Quem circula pela Avenida Ipiranga, muito provavelmente já se surpreendeu com o nível elevado do Arroio Dilúvio, assim como com o alagamento que toma conta da Avenida Érico Veríssimo, em frente ao Teatro Renascença. Mas bem perto disso tudo, está uma comunidade devastada pela enchente nesta terça-feira (7): o Território Ilhota, na região central de Porto Alegre.
Passar pela frente não é o suficiente para descobrir o drama vivenciado pelos moradores do local — em sua maioria, em situação de vulnerabilidade social. Até porque a fachada, colorida, fica no nível da Ipiranga, que não chegou a ser impactado até o momento.

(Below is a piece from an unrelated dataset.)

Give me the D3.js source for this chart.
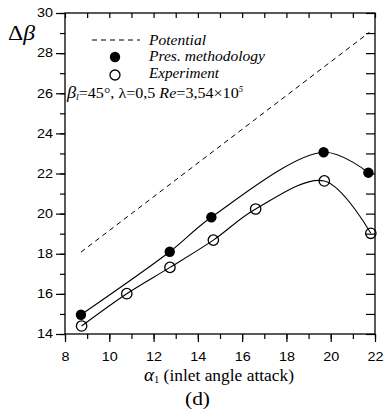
<!DOCTYPE html>
<html>
<head>
<meta charset="utf-8">
<script src="https://cdn.jsdelivr.net/npm/d3@7"></script>
<style>
  html, body { margin: 0; padding: 0; background: #fff; }
  svg { display: block; }
  .tick text { font-family: "Liberation Sans", Arial, sans-serif; font-size: 12px; fill: #000; }
  .serif { font-family: "Liberation Serif", "Times New Roman", serif; fill: #000; }
</style>
</head>
<body>
<svg id="chart" width="385" height="420"></svg>
<script>
// Deviation angle Δβ against inlet angle of attack α1
const presAlpha = [8.72, 12.73, 14.61, 19.68, 21.7];
const presDelta = [14.96, 18.1, 19.82, 23.06, 22.04];

const expAlpha = [8.75, 10.79, 12.74, 14.7, 16.61, 19.71, 21.81];
const expDelta = [14.4, 16.01, 17.32, 18.68, 20.23, 21.63, 19.02];

const potAlpha = [8.72, 21.75];
const potDelta = [18.08, 29.04];

const xTicks = [8, 10, 12, 14, 16, 18, 20, 22];
const yTicks = [14, 16, 18, 20, 22, 24, 26, 28, 30];

const svg = d3.select("#chart");
const plotL = 65, plotR = 375, plotT = 13, plotB = 334;

const x = d3.scaleLinear().domain([8, 22]).range([plotL, plotR]);
const y = d3.scaleLinear().domain([14, 30]).range([plotB, plotT]);

const minorX = d3.range(8, 22.01, 1);
const minorY = d3.range(14, 30.01, 1);

// frame
svg.append("rect")
  .attr("x", plotL).attr("y", plotT)
  .attr("width", plotR - plotL).attr("height", plotB - plotT)
  .attr("fill", "none").attr("stroke", "#000").attr("stroke-width", 1.3);

// bottom axis: outward ticks
const gx = svg.append("g").attr("transform", `translate(0,${plotB})`);
gx.call(d3.axisBottom(x).tickValues(minorX).tickSize(5).tickFormat(""))
  .call(g => g.select(".domain").remove());
gx.append("g").call(d3.axisBottom(x).tickValues(xTicks).tickSize(8).tickPadding(10).tickFormat(d3.format("d")))
  .call(g => g.select(".domain").remove())
  .call(g => g.selectAll(".tick text").attr("transform", "scale(1.2,1)"));

// left axis: outward ticks
const gy = svg.append("g").attr("transform", `translate(${plotL},0)`);
gy.call(d3.axisLeft(y).tickValues(minorY).tickSize(5).tickFormat(""))
  .call(g => g.select(".domain").remove());
gy.append("g").call(d3.axisLeft(y).tickValues(yTicks).tickSize(9).tickPadding(1).tickFormat(d3.format("d")))
  .call(g => g.select(".domain").remove())
  .call(g => g.selectAll(".tick text").attr("transform", "scale(1.2,1)"));

// top and right: inward ticks
svg.append("g").attr("transform", `translate(0,${plotT})`)
  .call(d3.axisBottom(x).tickValues(minorX).tickSize(5).tickFormat(""))
  .call(g => g.select(".domain").remove());
svg.append("g").attr("transform", `translate(${plotR},0)`)
  .call(d3.axisLeft(y).tickValues(minorY).tickSize(9).tickFormat(""))
  .call(g => g.select(".domain").remove());

svg.selectAll(".tick line").attr("stroke", "#000").attr("stroke-width", 1.2);

// potential (dashed)
const potLine = d3.line().x((d, i) => x(potAlpha[i])).y(d => y(d));
svg.append("path").datum(potDelta)
  .attr("d", potLine)
  .attr("fill", "none").attr("stroke", "#000").attr("stroke-width", 1)
  .attr("stroke-dasharray", "5,4");

// smooth curves through each series
const curve = d3.curveCatmullRom.alpha(0.5);
const presLine = d3.line().curve(curve).x((d, i) => x(presAlpha[i])).y(d => y(d));
const expLine = d3.line().curve(curve).x((d, i) => x(expAlpha[i])).y(d => y(d));

svg.append("path").datum(presDelta).attr("d", presLine)
  .attr("fill", "none").attr("stroke", "#000").attr("stroke-width", 1.1);
svg.append("path").datum(expDelta).attr("d", expLine)
  .attr("fill", "none").attr("stroke", "#000").attr("stroke-width", 1.1);

svg.append("g").selectAll("circle").data(presDelta).join("circle")
  .attr("cx", (d, i) => x(presAlpha[i])).attr("cy", d => y(d))
  .attr("r", 5.2).attr("fill", "#000");

svg.append("g").selectAll("circle").data(expDelta).join("circle")
  .attr("cx", (d, i) => x(expAlpha[i])).attr("cy", d => y(d))
  .attr("r", 5.2).attr("fill", "none").attr("stroke", "#000").attr("stroke-width", 1.3);

// legend
svg.append("line").attr("x1", 92).attr("x2", 140).attr("y1", 40).attr("y2", 40)
  .attr("stroke", "#000").attr("stroke-width", 1).attr("stroke-dasharray", "5,4");
svg.append("circle").attr("cx", 115).attr("cy", 57).attr("r", 5.2).attr("fill", "#000");
svg.append("circle").attr("cx", 115).attr("cy", 75).attr("r", 5).attr("fill", "none")
  .attr("stroke", "#000").attr("stroke-width", 1.3);

const legendText = [["Potential", 45, 57], ["Pres. methodology", 61, 116], ["Experiment", 78, 70]];
svg.append("g").selectAll("text").data(legendText).join("text")
  .attr("class", "serif")
  .attr("x", 149).attr("y", d => d[1])
  .attr("font-size", 15).attr("font-style", "italic")
  .attr("textLength", d => d[2]).attr("lengthAdjust", "spacingAndGlyphs")
  .text(d => d[0]);

// flow conditions
const cond = svg.append("text").attr("class", "serif")
  .attr("x", 67).attr("y", 98).attr("font-size", 15)
  .attr("textLength", 176).attr("lengthAdjust", "spacingAndGlyphs");
cond.append("tspan").attr("font-style", "italic").attr("font-size", 17).text("β");
cond.append("tspan").attr("font-style", "italic").attr("font-size", 9).attr("dy", 2).text("l");
cond.append("tspan").attr("dy", -2).text("=45°, λ=0,5 ");
cond.append("tspan").attr("font-style", "italic").text("Re");
cond.append("tspan").text("=3,54×10");
cond.append("tspan").attr("font-style", "italic").attr("font-size", 8).attr("dy", -6).text("5");

// y-axis title
const yt = svg.append("text").attr("class", "serif").attr("x", 8).attr("y", 40).attr("font-size", 21)
  .attr("textLength", 27).attr("lengthAdjust", "spacingAndGlyphs");
yt.append("tspan").text("Δ");
yt.append("tspan").attr("font-style", "italic").text("β");

// x-axis title
const xt = svg.append("text").attr("class", "serif")
  .attr("x", 144).attr("y", 381).attr("font-size", 16.5)
  .attr("textLength", 150).attr("lengthAdjust", "spacingAndGlyphs");
xt.append("tspan").attr("font-style", "italic").attr("font-size", 18).text("α");
xt.append("tspan").attr("font-size", 10).attr("dy", 2).text("1");
xt.append("tspan").attr("dy", -2).text(" (inlet angle attack)");

svg.append("text").attr("class", "serif")
  .attr("x", 185).attr("y", 405).attr("font-size", 18)
  .attr("textLength", 25).attr("lengthAdjust", "spacingAndGlyphs")
  .text("(d)");
</script>
</body>
</html>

Basta acessar a entrada principal para perceber os impactos. É impossível percorrer a viela sem se molhar. A água passa da cintura. As residências ficam abaixo da avenida e do nível do arroio nas condições atuais. Uma casa de bombas, que parou de funcionar, está localizada ao lado.
Marcelo e Fernanda moram no bairro São José, na zona leste da cidade, mas a mãe de cada um deles reside na Ilhota. O casal relembra que estava se preparando para ajudar pessoas atingidas em Eldorado do Sul, na Região Metropolitana, quando soube que a própria família havia sido afetada na Capital.
— Eu vim ajudar ela (a mãe), ajudar meus parentes, né? Mas não consegui salvar quase nada. Só aquilo ali. Tênis, roupa, porque foi tão rápido — comenta Marcelo de Paulo Almeida.
Um dos itens resgatados de dentro de casa foi um ursinho de pelúcia. O brinquedo pertence ao neto da senhora, filho de Marcelo. Muitas coisas que pertenciam ao menino se foram. A casa da sogra também foi inundada.
— Ela mora aqui embaixo, na rua de baixo, perto da casa de bomba. Ali a água já tá no teto, não consegui entrar ali pra se salvar nada. Perdemos TV, perdemos o notebook dela, um monte de roupa, tudo, porque não deu pra recuperar nada mesmo.
— Uma vida perdida, perdida — lamenta Fernanda Minho e Silva.
Morador da Ilhota, Ari Afonso Paula da Silva também entrou para as estatísticas de atingidos pela cheia. Ele relata que nunca havia vivenciado algo parecido.
— Foi do nada, do nada. Ontem de noite a água estava a uns dois metros da ponta do beco. Aí de manhã a agua já tava aqui. Dentro de casa.
Moradora defende relação mais saudável com a natureza
Angélica Celeste Mirinhã, 70 anos, mora num sobrado. O primeiro andar, onde fica a cozinha e também onde reside a filha mais velha, ficou submerso.
— Nós perdemos um pouco da esperança, da dignidade. Porque nós moramos numa comunidade, a Ilhota, que busca resgatar a negritude, fazer com que as pessoas tenham a vida digna. Perdemos tudo o que construímos estudando e trabalhando — lamenta a mulher.
Segundo a idosa, a filha precisou ser hospitalizada porque teve uma crise de ansiedade. A neta de dona Angélica também perdeu seus brinquedos, roupas, tudo o que tinha.
Questionada sobre como será a vida daqui para frente, a moradora do Território Ilhota acredita que será necessária uma grande união em nome de um replanejamento não só de Porto Alegre, como de todo o Rio Grande do Sul.
— Eu sempre morei em vilas, peças que a minha mãe alugava, porque a gente era pobre, né. E a moradia é uma coisa muito importante. Eu acho que nós temos que pensar numa cidade diferente. Precisamos sair de perto dos rios, deixar eles tomarem seu rumo e cumprirem seu papel ambiental, construir casas em lugares apropriados, pensar um novo Rio Grande do Sul — concluiu.